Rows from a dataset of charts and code
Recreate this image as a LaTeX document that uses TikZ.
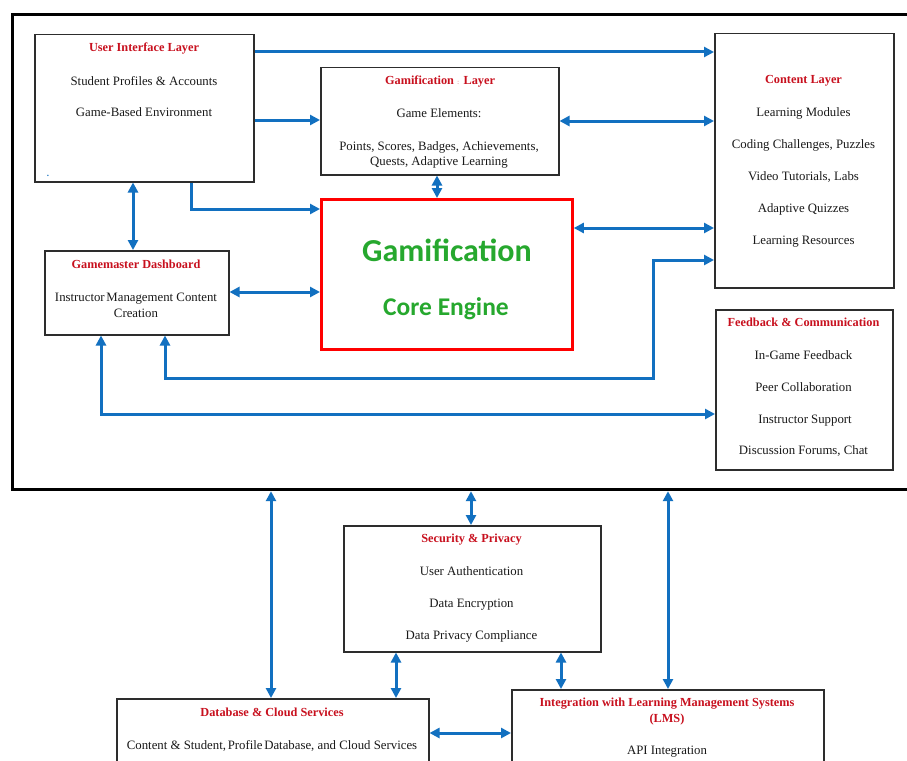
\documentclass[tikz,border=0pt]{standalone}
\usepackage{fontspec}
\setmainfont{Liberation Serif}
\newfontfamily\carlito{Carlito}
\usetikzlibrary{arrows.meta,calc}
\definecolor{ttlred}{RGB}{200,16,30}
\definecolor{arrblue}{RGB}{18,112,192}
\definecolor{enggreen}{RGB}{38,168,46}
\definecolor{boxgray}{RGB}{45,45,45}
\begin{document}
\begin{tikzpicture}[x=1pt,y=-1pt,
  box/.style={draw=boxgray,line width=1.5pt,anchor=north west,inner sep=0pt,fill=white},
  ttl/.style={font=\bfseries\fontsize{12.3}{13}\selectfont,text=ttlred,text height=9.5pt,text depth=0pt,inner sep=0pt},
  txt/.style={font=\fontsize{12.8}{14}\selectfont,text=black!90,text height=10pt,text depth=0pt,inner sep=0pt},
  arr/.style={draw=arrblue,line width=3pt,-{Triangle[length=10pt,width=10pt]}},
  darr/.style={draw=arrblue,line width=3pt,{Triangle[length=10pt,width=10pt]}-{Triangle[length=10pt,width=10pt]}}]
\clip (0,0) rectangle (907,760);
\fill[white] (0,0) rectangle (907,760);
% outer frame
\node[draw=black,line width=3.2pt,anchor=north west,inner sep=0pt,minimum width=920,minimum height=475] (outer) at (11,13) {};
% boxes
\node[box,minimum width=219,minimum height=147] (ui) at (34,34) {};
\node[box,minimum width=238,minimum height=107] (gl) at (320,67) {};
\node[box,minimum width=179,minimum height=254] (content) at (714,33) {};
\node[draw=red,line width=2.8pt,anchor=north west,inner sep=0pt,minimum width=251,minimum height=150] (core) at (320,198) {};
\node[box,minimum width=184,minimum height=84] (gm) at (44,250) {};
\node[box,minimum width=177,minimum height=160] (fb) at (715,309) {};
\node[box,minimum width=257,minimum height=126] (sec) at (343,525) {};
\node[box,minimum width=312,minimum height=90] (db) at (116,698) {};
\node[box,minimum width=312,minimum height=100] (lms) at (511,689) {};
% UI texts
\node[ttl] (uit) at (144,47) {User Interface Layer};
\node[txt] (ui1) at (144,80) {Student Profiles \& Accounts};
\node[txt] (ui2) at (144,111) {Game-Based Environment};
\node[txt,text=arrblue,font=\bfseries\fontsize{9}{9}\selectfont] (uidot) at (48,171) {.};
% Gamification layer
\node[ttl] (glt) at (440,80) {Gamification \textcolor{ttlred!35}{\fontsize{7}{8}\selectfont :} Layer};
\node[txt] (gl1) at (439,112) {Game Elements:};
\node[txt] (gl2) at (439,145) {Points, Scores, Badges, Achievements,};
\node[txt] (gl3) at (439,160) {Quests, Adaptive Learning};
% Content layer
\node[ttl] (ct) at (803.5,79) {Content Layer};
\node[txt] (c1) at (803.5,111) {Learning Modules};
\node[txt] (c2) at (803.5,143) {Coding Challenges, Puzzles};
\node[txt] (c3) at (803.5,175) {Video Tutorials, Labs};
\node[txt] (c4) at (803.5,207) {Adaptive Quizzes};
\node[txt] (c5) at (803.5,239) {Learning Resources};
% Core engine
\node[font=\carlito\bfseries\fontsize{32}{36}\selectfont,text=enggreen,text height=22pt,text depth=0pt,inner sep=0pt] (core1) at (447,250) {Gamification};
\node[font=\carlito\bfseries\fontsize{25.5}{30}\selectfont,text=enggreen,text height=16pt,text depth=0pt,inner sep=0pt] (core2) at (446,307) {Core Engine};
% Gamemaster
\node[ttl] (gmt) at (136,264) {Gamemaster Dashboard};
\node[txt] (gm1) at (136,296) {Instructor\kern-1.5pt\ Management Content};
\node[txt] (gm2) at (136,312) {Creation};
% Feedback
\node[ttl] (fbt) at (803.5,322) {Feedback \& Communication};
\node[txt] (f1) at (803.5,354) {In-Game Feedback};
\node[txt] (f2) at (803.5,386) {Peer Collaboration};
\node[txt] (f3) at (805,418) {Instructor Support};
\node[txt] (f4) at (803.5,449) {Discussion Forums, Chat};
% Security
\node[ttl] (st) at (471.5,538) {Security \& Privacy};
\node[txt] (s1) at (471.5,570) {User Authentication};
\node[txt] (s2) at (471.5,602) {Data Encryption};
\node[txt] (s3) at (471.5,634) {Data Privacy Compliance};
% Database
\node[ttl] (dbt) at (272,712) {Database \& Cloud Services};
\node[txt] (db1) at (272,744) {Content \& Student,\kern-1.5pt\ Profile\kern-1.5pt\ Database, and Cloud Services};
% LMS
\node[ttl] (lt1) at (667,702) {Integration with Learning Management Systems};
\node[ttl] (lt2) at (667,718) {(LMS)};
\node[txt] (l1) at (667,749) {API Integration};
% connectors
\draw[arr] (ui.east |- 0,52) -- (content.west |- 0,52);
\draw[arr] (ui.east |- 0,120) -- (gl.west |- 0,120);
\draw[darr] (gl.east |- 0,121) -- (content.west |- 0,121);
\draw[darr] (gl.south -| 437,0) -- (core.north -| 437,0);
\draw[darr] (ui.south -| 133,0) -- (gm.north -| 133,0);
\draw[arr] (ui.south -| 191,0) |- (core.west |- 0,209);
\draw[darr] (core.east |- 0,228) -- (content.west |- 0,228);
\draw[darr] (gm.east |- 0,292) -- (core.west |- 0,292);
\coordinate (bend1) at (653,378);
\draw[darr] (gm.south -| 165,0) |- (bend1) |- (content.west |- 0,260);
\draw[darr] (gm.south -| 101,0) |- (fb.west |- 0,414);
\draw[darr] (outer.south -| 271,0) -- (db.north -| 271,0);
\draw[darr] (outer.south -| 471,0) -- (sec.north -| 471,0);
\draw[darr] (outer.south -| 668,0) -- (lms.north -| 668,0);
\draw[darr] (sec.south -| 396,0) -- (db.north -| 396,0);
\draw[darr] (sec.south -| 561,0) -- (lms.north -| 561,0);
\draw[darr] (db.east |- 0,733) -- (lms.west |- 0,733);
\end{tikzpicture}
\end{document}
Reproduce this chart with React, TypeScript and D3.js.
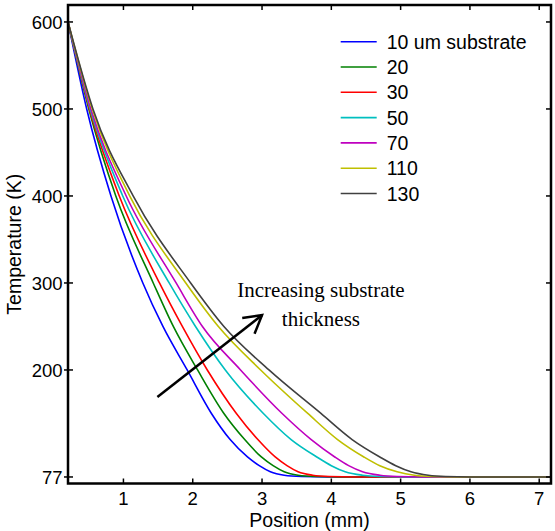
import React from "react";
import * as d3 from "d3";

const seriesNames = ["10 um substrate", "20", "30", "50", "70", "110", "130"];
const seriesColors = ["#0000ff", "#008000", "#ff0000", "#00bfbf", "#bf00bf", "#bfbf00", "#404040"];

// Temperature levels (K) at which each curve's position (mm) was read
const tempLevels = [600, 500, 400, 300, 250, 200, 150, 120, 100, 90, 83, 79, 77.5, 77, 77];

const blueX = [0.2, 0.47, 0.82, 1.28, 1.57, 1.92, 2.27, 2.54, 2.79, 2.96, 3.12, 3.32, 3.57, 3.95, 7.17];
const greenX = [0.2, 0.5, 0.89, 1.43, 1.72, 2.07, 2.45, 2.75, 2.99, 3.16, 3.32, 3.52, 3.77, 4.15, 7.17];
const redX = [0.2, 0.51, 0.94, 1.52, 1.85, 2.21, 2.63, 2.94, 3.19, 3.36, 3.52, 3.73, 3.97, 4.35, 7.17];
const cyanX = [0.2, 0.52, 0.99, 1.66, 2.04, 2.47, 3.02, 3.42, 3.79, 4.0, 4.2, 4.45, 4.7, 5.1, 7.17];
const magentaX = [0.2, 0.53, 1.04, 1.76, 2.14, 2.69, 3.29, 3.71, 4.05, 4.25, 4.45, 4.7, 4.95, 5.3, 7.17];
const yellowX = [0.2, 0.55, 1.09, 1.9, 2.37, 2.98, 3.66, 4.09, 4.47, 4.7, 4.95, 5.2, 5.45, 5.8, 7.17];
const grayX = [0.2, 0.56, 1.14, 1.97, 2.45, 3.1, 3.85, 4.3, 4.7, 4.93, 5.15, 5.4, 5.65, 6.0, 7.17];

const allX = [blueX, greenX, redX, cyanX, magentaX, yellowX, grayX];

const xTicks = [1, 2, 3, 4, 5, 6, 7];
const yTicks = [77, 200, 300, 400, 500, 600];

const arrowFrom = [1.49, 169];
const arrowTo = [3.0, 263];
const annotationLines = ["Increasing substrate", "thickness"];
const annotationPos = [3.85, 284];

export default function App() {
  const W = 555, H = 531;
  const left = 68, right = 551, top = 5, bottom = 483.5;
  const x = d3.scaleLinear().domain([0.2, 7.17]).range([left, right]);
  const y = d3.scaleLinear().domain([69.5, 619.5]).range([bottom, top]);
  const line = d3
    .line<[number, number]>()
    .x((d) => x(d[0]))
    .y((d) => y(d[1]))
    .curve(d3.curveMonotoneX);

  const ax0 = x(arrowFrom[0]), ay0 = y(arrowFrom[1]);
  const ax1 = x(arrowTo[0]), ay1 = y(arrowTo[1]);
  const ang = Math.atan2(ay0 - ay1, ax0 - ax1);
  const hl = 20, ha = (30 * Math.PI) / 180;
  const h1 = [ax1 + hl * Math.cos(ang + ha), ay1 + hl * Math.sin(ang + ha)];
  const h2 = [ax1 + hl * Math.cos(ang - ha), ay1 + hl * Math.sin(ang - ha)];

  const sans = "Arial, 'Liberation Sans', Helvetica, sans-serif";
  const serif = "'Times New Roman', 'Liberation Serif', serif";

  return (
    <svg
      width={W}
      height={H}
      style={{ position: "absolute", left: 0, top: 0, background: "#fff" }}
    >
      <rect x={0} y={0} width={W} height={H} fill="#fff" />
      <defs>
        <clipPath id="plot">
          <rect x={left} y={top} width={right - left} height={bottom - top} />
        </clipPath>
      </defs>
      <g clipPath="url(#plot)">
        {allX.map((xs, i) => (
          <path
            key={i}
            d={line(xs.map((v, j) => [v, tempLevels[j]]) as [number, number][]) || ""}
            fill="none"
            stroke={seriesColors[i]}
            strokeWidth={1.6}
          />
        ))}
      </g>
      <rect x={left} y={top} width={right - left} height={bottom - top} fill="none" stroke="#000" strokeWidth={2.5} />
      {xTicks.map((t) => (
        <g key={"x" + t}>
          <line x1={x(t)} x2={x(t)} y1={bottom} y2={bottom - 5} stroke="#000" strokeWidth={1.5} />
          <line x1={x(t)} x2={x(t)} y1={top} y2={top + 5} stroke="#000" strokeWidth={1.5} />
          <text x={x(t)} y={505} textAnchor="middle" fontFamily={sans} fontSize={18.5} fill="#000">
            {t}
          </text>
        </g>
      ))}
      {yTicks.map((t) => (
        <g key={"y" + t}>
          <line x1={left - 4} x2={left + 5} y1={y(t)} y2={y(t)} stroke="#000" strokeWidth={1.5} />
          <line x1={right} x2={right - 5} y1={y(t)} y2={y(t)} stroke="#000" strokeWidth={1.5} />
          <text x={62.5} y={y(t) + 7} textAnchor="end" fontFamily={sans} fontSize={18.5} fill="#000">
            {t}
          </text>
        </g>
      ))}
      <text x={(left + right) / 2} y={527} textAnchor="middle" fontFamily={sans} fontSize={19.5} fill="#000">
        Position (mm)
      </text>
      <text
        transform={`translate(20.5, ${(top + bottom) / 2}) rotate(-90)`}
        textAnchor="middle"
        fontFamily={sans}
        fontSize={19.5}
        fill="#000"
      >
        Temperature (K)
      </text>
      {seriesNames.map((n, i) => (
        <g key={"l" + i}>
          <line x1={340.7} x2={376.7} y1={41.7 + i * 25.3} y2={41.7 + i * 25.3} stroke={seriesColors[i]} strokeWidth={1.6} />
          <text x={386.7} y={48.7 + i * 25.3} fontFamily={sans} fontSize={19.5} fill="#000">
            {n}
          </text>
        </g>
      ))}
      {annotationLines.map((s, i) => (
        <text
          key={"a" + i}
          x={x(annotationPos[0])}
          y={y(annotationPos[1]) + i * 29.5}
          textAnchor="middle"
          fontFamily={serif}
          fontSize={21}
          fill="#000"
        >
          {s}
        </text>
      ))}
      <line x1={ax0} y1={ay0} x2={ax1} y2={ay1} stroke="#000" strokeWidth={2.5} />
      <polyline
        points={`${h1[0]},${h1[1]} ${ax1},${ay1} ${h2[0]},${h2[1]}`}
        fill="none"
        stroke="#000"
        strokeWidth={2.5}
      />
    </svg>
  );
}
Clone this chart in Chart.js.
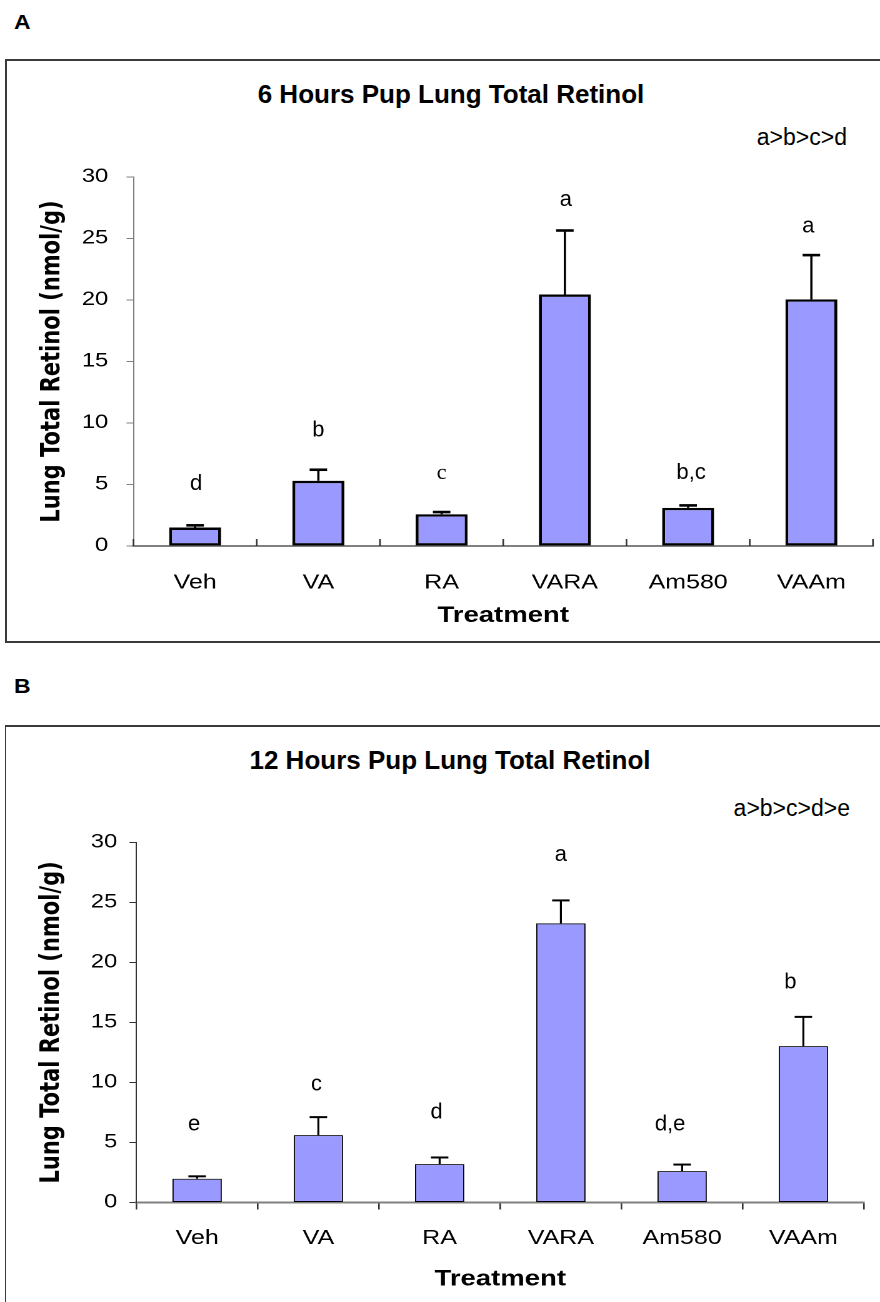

=== REQUIRED WORK ===
Only the lines starting at the line with "Reproduce this chart" and ending at the line with "import * as" should be printed again, exactly and with both ends kept; omit the pictures.

=== EXPECTED ANSWER ===
Reproduce this chart with React, TypeScript and D3.js.
import React from "react";
import * as d3 from "d3";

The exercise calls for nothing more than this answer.